Shift to Inference Economics Diagram

AI’s Second Wave: From Training Hype to Inference Reality ​

Bill Koss - CEO and President of Corespan Systems

The first wave of AI was about chasing the biggest models and the most FLOPS. The next wave is about something very different: deploying those models efficiently, everywhere, and at the lowest cost, most efficient energy use and the highest resource utilization.

The Next Wave of AI Deployment

AI economics are pivoting from model training to large-scale inference, with inference already representing the majority of compute and growing fast. Cost-per-token and energy-per-operation are becoming the real performance metrics, replacing raw peak FLOPS as the yardstick that matters.

To win this phase, infrastructure must support heterogeneous architectures with GPUs, FPGAs, CPUs, and tiered memory, so each workload runs on the right silicon at the right time. Optical interconnects are moving mainstream, enabling disaggregation and shared pools of accelerators instead of fixed, monolithic servers.

At the same time, edge inference is resurging as enterprises push compute closer to data to cut latency and cloud spend. Hardware-agnostic orchestration layers are emerging to hide silicon diversity and let operators continuously optimize for cost, latency, or power without getting trapped in any one vendor’s stack.

What Customers Want

Enterprises are discovering a harsh reality: it is not that they don’t have enough GPUs, it is that their GPUs are trapped. Rigid server boundaries strand capacity away from the workloads that need it, creating a CAPEX paradox where organizations overspend on hardware while utilization remains frustratingly low.

Static, server-centric designs pin accelerators to specific hosts, so workloads on the “wrong” server cannot access idle GPUs elsewhere. This leads to ghost capacity, GPUs sitting idle while adjacent jobs starve and this forces teams to over-provision entire clusters just to meet worst-case demand.

Customers want to break these GPU islands and turn the data center into a unified, dynamically composable resource pool. They want to fluidly assign the right mix of GPUs, xPUs, storage, and network to any application, on demand, without rewriting workloads or re-architecting the entire stack.

How Corespan’s DynamicXcelerator Delivers

Corespan’s DynamicXcelerator is built for this second wave of AI: it disaggregates and then recomposes resources so customers can finally use the hardware they paid for. Instead of eight fixed GPUs per server, DynamicXcelerator enables 24–32 GPUs per host—3–4× the density of a traditional 8-way GPU system, while keeping hosts simpler and cheaper.
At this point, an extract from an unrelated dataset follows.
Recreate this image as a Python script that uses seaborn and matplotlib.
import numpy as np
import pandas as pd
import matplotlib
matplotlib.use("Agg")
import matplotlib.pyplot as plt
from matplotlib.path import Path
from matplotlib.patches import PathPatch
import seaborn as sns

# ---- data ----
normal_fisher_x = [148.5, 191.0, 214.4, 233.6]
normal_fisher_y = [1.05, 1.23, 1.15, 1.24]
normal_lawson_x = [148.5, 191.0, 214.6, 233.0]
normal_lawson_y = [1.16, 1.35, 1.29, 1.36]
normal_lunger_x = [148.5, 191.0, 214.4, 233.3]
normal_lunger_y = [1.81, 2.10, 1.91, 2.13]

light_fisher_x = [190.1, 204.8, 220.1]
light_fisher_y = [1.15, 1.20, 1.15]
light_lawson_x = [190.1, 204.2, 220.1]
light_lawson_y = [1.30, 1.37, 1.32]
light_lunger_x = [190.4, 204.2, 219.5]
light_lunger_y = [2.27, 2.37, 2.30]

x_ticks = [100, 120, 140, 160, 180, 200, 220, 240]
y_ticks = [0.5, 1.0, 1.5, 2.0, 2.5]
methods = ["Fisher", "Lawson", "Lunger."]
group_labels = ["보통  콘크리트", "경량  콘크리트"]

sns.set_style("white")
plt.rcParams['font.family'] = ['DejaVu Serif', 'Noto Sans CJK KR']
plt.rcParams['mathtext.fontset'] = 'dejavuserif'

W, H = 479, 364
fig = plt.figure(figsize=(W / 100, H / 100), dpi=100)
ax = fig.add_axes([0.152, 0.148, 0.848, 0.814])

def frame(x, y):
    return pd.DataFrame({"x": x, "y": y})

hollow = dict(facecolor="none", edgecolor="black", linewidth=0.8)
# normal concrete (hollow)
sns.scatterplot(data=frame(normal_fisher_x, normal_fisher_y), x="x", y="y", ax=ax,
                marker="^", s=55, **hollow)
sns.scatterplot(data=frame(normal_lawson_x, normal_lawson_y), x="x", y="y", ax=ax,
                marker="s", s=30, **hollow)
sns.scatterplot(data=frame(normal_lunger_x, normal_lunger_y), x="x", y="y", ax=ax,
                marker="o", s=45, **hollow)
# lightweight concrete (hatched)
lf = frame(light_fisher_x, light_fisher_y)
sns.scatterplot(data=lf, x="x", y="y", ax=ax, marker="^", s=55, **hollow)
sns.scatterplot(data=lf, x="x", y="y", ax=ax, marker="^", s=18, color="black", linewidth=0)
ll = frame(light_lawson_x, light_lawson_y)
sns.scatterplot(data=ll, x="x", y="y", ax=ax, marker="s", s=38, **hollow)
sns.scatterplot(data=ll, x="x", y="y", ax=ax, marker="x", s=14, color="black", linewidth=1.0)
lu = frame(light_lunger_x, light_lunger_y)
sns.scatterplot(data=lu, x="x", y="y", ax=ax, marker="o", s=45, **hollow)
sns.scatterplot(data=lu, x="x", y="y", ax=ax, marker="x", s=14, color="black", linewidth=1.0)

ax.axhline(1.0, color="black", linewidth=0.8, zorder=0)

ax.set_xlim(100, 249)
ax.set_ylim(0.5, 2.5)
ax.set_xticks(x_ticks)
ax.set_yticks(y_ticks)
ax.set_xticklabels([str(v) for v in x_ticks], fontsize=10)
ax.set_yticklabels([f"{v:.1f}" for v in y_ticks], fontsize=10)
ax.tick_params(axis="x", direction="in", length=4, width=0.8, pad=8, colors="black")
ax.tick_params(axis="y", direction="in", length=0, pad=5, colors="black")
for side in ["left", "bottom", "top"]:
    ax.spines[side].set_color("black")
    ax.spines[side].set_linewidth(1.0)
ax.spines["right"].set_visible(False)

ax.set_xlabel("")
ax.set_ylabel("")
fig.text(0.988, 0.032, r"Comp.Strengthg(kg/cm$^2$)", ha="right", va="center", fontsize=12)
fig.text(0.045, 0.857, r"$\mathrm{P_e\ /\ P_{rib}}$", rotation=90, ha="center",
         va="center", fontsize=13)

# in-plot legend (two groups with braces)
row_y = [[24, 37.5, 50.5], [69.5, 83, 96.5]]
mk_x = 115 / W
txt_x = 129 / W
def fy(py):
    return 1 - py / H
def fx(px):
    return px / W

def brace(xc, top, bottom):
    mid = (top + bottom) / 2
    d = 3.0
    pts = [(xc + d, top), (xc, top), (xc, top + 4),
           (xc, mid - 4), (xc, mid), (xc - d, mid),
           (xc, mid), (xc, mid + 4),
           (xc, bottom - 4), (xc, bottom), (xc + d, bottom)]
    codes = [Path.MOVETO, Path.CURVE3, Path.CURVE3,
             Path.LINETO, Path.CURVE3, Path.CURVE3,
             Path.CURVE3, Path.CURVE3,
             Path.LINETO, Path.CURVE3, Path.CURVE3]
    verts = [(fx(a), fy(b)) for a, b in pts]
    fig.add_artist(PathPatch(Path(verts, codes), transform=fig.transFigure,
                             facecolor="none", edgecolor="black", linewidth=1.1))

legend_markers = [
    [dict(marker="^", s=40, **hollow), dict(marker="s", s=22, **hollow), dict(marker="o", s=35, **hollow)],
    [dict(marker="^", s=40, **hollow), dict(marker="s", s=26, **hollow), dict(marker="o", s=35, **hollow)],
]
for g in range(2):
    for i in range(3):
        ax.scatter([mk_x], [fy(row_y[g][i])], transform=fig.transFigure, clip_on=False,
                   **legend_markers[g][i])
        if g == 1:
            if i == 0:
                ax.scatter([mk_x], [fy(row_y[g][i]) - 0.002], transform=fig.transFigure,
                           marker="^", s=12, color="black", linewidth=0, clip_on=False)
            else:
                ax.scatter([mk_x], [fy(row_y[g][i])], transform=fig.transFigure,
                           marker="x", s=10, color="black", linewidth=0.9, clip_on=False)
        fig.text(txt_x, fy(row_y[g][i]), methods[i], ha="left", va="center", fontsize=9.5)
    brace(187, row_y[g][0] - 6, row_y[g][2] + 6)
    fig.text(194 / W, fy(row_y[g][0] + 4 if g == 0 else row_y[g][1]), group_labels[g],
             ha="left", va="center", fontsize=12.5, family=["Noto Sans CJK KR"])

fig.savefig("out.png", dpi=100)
​A photonic and PCIe-based fabric connects host nodes, storage, and Photonic Resource Units (PRUs) into a single, dynamic pool of GPUs, RDMA, and NVMe. GPU-to-GPU communication can occur via PCIe within a host or via RDMA across multiple hosts, and GPUs can access storage directly using GPU Direct Storage (GDS) over RDMA for high-throughput data paths.
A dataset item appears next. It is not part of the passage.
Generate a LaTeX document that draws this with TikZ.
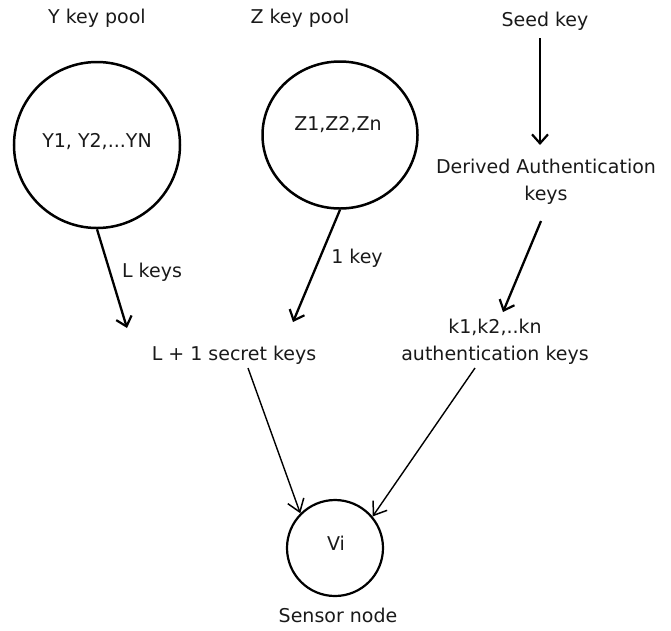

Corespan Composer, the software control plane, exposes this fabric to applications and ML/AI workbenches, constructing resource groups on demand instead of statically at rack design time. Customers can allocate fine-grained combinations all from a vendor-agnostic, heterogeneous pool.

Because DynamicXcelerator is host-vendor and accelerator-vendor agnostic, it supports multiple GPU and xPU types without locking customers into a single server or interconnect supplier. The result is higher utilization, fewer stranded islands of capacity, and an infrastructure tuned for the true metrics of the AI deployment era: cost-per-token and energy-per-operation.